Jonathan Proctor

Muaupoko, Ngati Apa, Ngāi Tahu

Jonathan

Jonathan Procter is a Professor of Natural Hazards that has taught natural hazard science, emergency management and hazard analysis at Massey University.  He has contributed to developing and leading national and international research that focuses on volcanic hazard, hazard detection and simulation, and working with communities to increase resilience to natural and environmental hazards. Professor Procter’s areas of specialisation span traditional geology and computer simulations of volcanic mass flows through to developing new solutions for communities to build resilience in the face of volcanic hazards.

Professor Procter manages the Volcanic Risk Solutions (VRS) research group.  Nationally he has developed new research directions in volcanology, defining volcano hazards research in NZ, and this is recognised as being the leader of the Resilience to Natures Challenges; National Science Challenge Volcano programme. As part of managing the Volcanic Risks Solutions group he has led the Massey University’s science response to a number of volcanic-related events and responded to stakeholders’ requests in regards to natural hazards analysis.

This activity has led to a large number of research outputs, increased research funding, greater stakeholder engagement that strengthens and grows relationships and recognition of Massey University as an international leader in responding to volcanic hazards.  As a leader in volcanology, he is regularly invited to participate in international workshops/conferences, peer-review international research applications and journal articles and importantly active in scientific outreach at a national level. Professor Procter has published over 70 scientific articles with over 1625 citations.

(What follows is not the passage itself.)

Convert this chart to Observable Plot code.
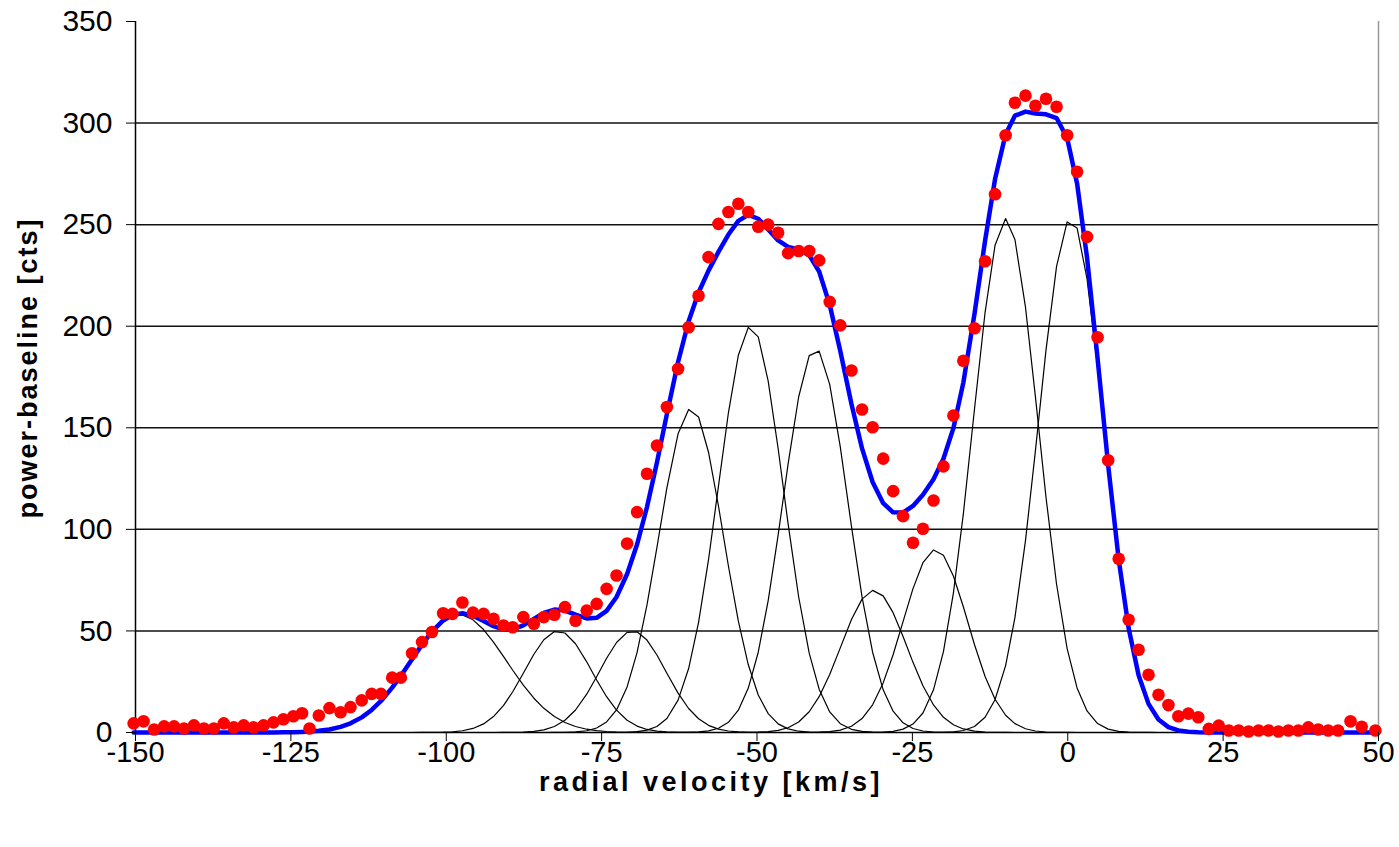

Being one of only a handful of Māori scientists as a Professor, there is an obligation to contribute to Māori development. His greatest contribution in this respect has been the development of new area of research on mātauranga Māori, volcanic hazards and building resilience in Māori communities. Through this, he has also secured funding for, and supervised a number of, Māori postgraduate and PhD students.  As a Māori academic it is also important to contribute to iwi and rangatiratanga. He has done this through Treaty of Waitangi hearings, governance boards, and environmental restoration projects, including gaining funding for Māori initiatives. Professor Procter represents his hapu Ngati Pariri in a range of matters, and regularly supports a number of iwi to find solutions to issues facing them in from environmental management through to emergency management as well as providing GIS and planning initiatives.